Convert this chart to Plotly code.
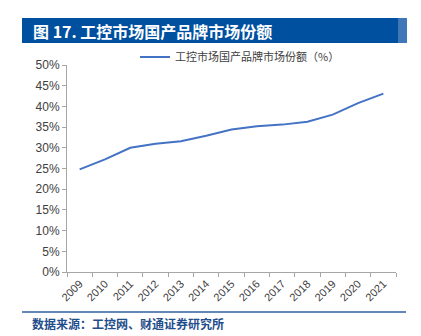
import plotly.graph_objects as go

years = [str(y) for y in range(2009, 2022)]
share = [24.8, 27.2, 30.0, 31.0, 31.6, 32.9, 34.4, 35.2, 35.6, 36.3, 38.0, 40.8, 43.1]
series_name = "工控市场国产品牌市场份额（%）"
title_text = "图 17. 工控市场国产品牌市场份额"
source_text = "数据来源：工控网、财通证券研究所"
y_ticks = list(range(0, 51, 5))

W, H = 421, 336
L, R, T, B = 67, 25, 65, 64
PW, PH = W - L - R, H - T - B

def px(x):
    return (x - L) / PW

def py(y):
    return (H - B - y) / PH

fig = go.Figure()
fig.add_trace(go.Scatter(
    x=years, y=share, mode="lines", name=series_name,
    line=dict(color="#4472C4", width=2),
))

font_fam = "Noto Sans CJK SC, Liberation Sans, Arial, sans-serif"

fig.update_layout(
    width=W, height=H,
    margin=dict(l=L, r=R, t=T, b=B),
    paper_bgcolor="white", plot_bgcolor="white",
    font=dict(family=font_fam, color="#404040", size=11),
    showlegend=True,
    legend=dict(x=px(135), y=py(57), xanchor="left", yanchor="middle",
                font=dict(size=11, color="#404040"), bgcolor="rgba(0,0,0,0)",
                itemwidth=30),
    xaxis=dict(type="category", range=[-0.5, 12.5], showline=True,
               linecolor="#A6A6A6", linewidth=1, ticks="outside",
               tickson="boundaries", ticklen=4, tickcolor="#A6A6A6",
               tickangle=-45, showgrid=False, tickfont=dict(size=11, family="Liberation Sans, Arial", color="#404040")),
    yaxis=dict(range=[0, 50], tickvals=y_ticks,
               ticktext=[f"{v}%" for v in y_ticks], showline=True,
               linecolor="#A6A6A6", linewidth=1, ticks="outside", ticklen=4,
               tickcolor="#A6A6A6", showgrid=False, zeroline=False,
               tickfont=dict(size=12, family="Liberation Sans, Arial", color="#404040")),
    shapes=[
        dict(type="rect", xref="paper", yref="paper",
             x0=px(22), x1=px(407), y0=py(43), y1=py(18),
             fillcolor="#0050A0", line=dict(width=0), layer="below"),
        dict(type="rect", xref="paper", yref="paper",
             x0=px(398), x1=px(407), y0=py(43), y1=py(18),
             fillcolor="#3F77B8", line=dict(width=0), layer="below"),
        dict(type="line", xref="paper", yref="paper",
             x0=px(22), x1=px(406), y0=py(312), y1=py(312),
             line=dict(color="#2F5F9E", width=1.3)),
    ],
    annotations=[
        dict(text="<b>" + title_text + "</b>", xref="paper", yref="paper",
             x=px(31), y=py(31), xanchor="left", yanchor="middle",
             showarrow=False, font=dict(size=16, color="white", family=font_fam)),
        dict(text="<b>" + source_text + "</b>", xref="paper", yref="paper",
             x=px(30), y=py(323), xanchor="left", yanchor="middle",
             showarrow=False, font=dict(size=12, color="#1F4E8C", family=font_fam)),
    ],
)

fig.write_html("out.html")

...

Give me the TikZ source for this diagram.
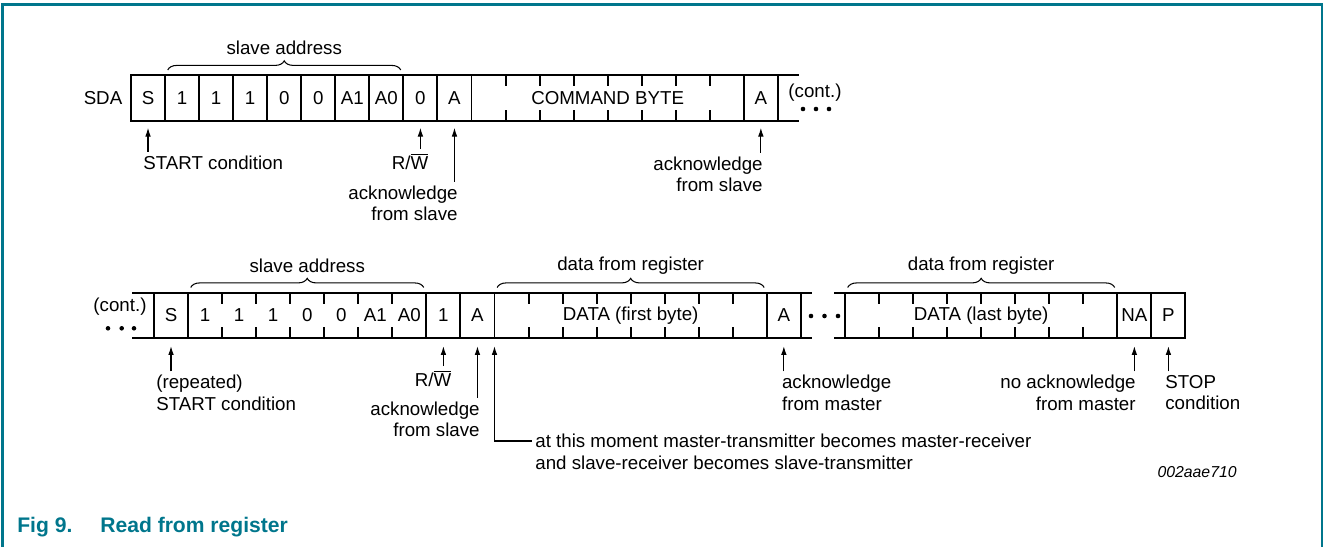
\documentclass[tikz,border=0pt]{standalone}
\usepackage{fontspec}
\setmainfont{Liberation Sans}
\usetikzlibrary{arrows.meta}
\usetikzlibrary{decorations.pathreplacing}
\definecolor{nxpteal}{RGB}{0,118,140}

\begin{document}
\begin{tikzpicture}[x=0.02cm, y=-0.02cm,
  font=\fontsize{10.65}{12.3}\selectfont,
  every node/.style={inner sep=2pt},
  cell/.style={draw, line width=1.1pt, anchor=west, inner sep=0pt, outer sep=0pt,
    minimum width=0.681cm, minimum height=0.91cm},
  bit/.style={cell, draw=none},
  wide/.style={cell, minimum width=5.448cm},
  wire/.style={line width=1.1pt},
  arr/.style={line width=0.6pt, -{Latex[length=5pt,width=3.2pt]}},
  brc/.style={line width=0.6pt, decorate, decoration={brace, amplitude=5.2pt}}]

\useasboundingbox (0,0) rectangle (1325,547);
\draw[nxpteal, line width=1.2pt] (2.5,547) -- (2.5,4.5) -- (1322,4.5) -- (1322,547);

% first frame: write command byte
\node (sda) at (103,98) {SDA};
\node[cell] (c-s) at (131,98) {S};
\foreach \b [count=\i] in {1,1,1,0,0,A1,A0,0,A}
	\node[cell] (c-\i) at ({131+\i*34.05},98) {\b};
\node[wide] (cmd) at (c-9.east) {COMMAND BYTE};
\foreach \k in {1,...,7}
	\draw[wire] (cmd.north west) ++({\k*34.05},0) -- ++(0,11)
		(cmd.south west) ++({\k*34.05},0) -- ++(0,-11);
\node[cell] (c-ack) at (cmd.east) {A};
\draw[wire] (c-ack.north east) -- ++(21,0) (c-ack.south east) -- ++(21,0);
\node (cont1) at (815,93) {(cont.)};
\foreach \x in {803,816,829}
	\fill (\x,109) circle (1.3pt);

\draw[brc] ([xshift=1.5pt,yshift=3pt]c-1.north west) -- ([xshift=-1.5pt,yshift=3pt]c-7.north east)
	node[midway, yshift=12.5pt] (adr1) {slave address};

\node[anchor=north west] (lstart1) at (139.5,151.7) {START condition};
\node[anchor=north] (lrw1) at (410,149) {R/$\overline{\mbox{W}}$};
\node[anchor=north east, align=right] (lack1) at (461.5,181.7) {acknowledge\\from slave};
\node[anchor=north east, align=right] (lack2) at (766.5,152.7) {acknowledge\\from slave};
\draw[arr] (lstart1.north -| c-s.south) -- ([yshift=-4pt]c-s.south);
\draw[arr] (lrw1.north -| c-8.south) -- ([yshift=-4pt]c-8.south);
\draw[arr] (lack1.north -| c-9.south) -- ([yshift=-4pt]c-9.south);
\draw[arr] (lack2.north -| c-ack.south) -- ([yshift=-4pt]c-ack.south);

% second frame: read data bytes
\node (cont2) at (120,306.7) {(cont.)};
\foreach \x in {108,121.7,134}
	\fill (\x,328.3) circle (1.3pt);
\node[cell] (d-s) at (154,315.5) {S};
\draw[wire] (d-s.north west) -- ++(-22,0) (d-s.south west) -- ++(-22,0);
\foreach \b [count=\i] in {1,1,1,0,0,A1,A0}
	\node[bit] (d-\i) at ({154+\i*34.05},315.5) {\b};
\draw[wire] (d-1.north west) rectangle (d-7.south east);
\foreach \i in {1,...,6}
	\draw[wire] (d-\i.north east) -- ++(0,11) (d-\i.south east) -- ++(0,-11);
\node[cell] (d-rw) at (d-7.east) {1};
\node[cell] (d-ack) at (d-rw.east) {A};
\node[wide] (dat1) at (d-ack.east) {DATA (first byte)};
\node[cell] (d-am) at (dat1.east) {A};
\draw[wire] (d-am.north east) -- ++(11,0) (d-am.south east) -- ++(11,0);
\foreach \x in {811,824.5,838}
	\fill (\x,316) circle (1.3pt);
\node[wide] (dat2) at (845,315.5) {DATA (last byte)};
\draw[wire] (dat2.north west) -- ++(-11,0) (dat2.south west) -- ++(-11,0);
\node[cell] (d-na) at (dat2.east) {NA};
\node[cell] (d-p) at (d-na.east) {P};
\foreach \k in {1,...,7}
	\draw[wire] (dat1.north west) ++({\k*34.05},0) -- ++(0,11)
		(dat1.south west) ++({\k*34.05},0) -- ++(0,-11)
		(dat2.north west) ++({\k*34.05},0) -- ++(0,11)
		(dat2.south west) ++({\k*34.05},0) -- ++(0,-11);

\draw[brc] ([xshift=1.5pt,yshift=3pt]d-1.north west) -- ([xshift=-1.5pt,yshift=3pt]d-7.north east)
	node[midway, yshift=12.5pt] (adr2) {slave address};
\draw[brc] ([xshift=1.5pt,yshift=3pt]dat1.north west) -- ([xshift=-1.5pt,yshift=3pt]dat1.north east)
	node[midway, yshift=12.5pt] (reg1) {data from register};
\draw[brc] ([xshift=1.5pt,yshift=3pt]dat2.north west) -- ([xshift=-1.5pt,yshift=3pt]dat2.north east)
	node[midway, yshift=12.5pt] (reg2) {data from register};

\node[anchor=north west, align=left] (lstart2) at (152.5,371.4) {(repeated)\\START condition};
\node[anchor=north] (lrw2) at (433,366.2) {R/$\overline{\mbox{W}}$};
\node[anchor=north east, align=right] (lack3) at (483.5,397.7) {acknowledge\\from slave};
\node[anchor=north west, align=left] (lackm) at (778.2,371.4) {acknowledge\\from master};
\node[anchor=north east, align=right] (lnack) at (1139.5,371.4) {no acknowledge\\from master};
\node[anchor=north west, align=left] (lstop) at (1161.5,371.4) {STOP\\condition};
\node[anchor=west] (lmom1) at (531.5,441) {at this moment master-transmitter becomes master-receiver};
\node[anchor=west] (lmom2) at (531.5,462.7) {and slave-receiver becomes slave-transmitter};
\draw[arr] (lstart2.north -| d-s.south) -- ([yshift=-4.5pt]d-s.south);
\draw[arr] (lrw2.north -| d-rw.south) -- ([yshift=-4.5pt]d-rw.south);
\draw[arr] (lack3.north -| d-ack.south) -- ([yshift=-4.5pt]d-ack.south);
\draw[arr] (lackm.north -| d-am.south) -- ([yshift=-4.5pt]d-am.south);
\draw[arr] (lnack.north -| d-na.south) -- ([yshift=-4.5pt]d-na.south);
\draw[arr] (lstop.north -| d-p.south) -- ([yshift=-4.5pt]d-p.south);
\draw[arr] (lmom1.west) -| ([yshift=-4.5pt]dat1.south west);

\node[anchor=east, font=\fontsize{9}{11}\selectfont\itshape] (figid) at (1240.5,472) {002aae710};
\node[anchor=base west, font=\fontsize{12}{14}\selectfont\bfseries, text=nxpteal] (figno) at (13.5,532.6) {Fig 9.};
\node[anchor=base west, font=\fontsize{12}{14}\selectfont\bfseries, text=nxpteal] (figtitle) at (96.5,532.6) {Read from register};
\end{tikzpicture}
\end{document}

Request: All lines above from the one containing "Convert this chart to Plotly code." through the one containing "return (H - B - y) / PH" are to be quoted exactly, and only those; pictures are left out.

Solution below:
Convert this chart to Plotly code.
import plotly.graph_objects as go

years = [str(y) for y in range(2009, 2022)]
share = [24.8, 27.2, 30.0, 31.0, 31.6, 32.9, 34.4, 35.2, 35.6, 36.3, 38.0, 40.8, 43.1]
series_name = "工控市场国产品牌市场份额（%）"
title_text = "图 17. 工控市场国产品牌市场份额"
source_text = "数据来源：工控网、财通证券研究所"
y_ticks = list(range(0, 51, 5))

W, H = 421, 336
L, R, T, B = 67, 25, 65, 64
PW, PH = W - L - R, H - T - B

def px(x):
    return (x - L) / PW

def py(y):
    return (H - B - y) / PH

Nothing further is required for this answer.